In California, he said, some colleagues in the industry kept sunshine requirements for foundations from becoming law. “That’s very consistent with the public perception … What’s the consequence to that? … Today for four years in a row we have a president who was a community organizer, served on a foundation board in Chicago, who has suggested lowering the charitable deductibility. Implicit in that is that he feels it’s not helping American society.”

Carson asked: “Can we say as a field we have been verbal in trying to help people deal with the greatest crisis since the Great Depression?”

No, he said. Instead, the community has taken action to reduce its own transparency and accountability.

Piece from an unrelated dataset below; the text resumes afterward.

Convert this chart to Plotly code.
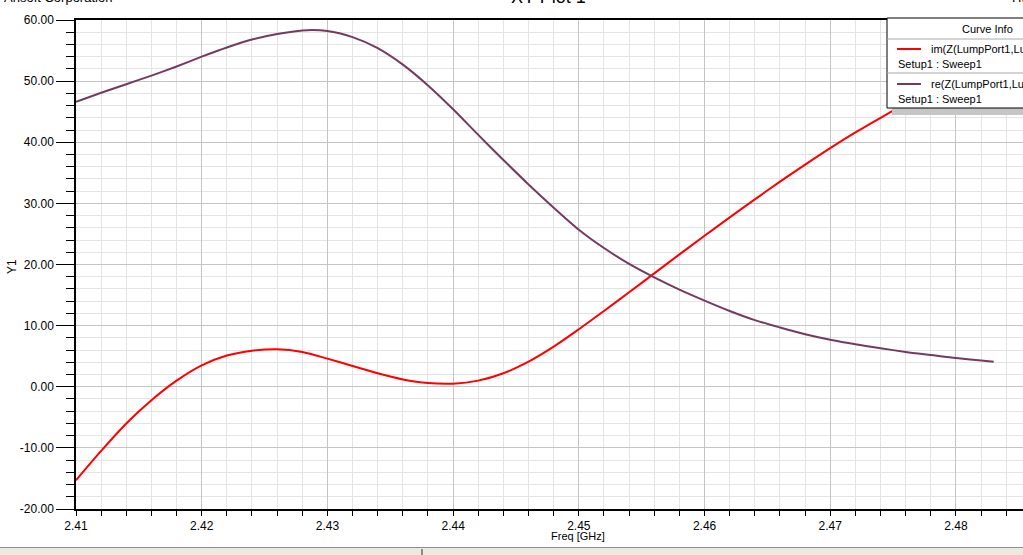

“We are in a deep crisis and deep denial,” Carson said. “We exist as a result of laws that allow us to exist. Laws get changed,” he said, noting that the tax code will be up for grabs in 2013 after the next presidential election. “What will be our argument as to why we should say we should not be affected? What have we done to show we are a value-add?” he asked.

“Our window is closing. Yes, we have that opportunity for leadership as a field of 75,000 institutions that grant $45 billion. [But] we’ve got a lot of work to do and a short time in which to do it.”

In response

Lucille Dabney, of the Program to Aid Citizen Enterprise, and Grant Oliphant, of the Pittsburgh Foundation, responded.

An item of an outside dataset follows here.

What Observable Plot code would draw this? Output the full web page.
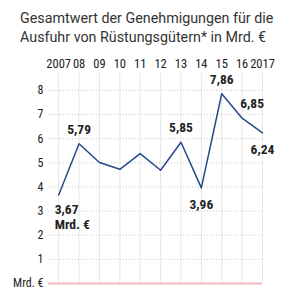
<!DOCTYPE html>
<html>
<head>
<meta charset="utf-8">
<script src="https://cdn.jsdelivr.net/npm/d3@7"></script>
<script src="https://cdn.jsdelivr.net/npm/@observablehq/plot@0.6"></script>
<style>
  html, body { margin: 0; padding: 0; background: #fff; width: 300px; height: 300px; overflow: hidden; }
  #title { font-family: Roboto, "Liberation Sans", sans-serif; font-size: 14.3px; line-height: 19px; color: #333; padding: 9px 0 0 20px; height: 41px; white-space: nowrap; }
  #chart svg { display: block; }
</style>
</head>
<body>
<div id="title">Gesamtwert der Genehmigungen für die<br>Ausfuhr von Rüstungsgütern* in Mrd. €</div>
<div id="chart"></div>
<script>
// Genehmigungswerte für Rüstungsexporte, Mrd. €
const years = [2007, 2008, 2009, 2010, 2011, 2012, 2013, 2014, 2015, 2016, 2017];
const values = [3.67, 5.79, 5.01, 4.73, 5.38, 4.69, 5.85, 3.96, 7.86, 6.85, 6.24];
const yTicks = [0, 1, 2, 3, 4, 5, 6, 7, 8];

// Beschriftete Punkte: Jahr, Text, Ausrichtung
const labelYears = [2007, 2008, 2013, 2014, 2015, 2016, 2017];
const labelTexts = ["3,67\nMrd. €", "5,79", "5,85", "3,96", "7,86", "6,85", "6,24"];
const labelPlace = ["belowLeft", "above", "above", "below", "above", "aboveRight", "below"];

const data = years.map((y, i) => ({year: y, value: values[i]}));
const labels = labelYears.map((y, i) => ({
  year: y,
  value: values[years.indexOf(y)],
  text: labelTexts[i],
  place: labelPlace[i]
}));

const condensed = '"Roboto Condensed", "Liberation Sans Narrow", "Arial Narrow", Roboto, sans-serif';
const offsets = {
  above: {dx: 0, dy: -10, anchor: "middle", va: "bottom"},
  below: {dx: 0, dy: 10, anchor: "middle", va: "top"},
  aboveRight: {dx: 10, dy: -10, anchor: "middle", va: "bottom"},
  belowLeft: {dx: -4, dy: 8, anchor: "start", va: "top"}
};

const chart = Plot.plot({
  width: 300,
  height: 250,
  marginTop: 23,
  marginBottom: 17,
  marginLeft: 48,
  marginRight: 38,
  style: {fontFamily: condensed, fontSize: "12px", color: "#222", background: "#fff"},
  x: {domain: [2006.5, 2017], axis: null},
  y: {domain: [0, 8.7], axis: null},
  marks: [
    Plot.ruleX(years, {stroke: "#e6e6e6", strokeWidth: 1}),
    Plot.ruleY(yTicks.filter(d => d > 0), {stroke: "#c8c8c8", strokeDasharray: "1,2", strokeWidth: 1}),
    Plot.ruleY([0], {stroke: "#f4b8c0", strokeWidth: 2}),
    Plot.axisX(years, {
      anchor: "top", label: null, tickSize: 0, tickPadding: 6, fontSize: 12.5, fill: "#222",
      tickFormat: d => (d === 2007 || d === 2017) ? String(d) : String(d).slice(2)
    }),
    Plot.axisY(yTicks, {
      anchor: "left", label: null, tickSize: 0, tickPadding: 5, fontSize: 12, fill: "#222",
      tickFormat: d => d === 0 ? "Mrd. €" : String(d)
    }),
    Plot.line(data, {x: "year", y: "value", stroke: "#27498a", strokeWidth: 1.5}),
    ...Object.entries(offsets).map(([key, o]) =>
      Plot.text(labels.filter(d => d.place === key), {
        x: "year", y: "value", text: "text",
        dx: o.dx, dy: o.dy, textAnchor: o.anchor, lineAnchor: o.va,
        fontSize: 13.5, fontWeight: "bold", fill: "#222", lineHeight: 1.15
      })
    )
  ]
});
document.getElementById("chart").appendChild(chart);
</script>
</body>
</html>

Dabney said the conversation about what donors think often moves from the field of philanthropy to the nonprofits themselves. “There’s somebody missing in that equation and there’s somebody missing in that conversation,” she said. “I would say that’s the community. What does the community need? What is the community owed? I think that as we talk about trying to increase philanthropy’s role in pushing public policy … we also need to think about how we engage the people themselves in what we are talking about.”

Oliphant, who labeled the talk “appropriately depressing,” said he agreed with Carson’s assessment. The issue must be put into the context of a broader, decades-long decline in public trust in institutions, and politicized attacks on institutions of all kinds that are spreading to nonprofits, Oliphant said. “It’s more than foundations stepping back. It’s also a field under attack and really being hopelessly ill-equipped to know what to do about it.”

In addition, Oliphant said, it is part of a “wholesale attempt to muzzle independent institutions that are either contrarian in nature, offering different political views, or just viewed as dangerously independent.”

Of the accountability language in the foundation sector, Oliphant said, “When it comes from the right, the language is really about how to rein in these contrarian opinions that are not considered popular. Those who wage this attack wish the foundations would not be in a position of being able to operate independently. What you are seeing is a deliberate attempt to muzzle the field and I think that it is working brilliantly” by intimidating foundations.

He said it’s not purely because foundations didn’t see this coming. “It’s because we’re truly now a house divided. Foundations once upon a time in their golden age were seen as representing a coherent, progressive philosophy about change in our society. Now views cut across a wide range. We’re really a divided field. That’s not entirely unfair or bad, that’s a legitimate aspect of our own diversity and growth,” he said.

He added, “One of the reasons we are so ill-equipped to deal with these factors… is that there really is a difference between perception and reality.”

Oliphant said, “There is a tremendous amount of good work being done on the ground by our colleagues here and around the country. … The reality is, we aren’t even close to being in the game of managing perceptions,” being outdone by “the forces who are really out to muzzle us and really out to miscast the work that we do.”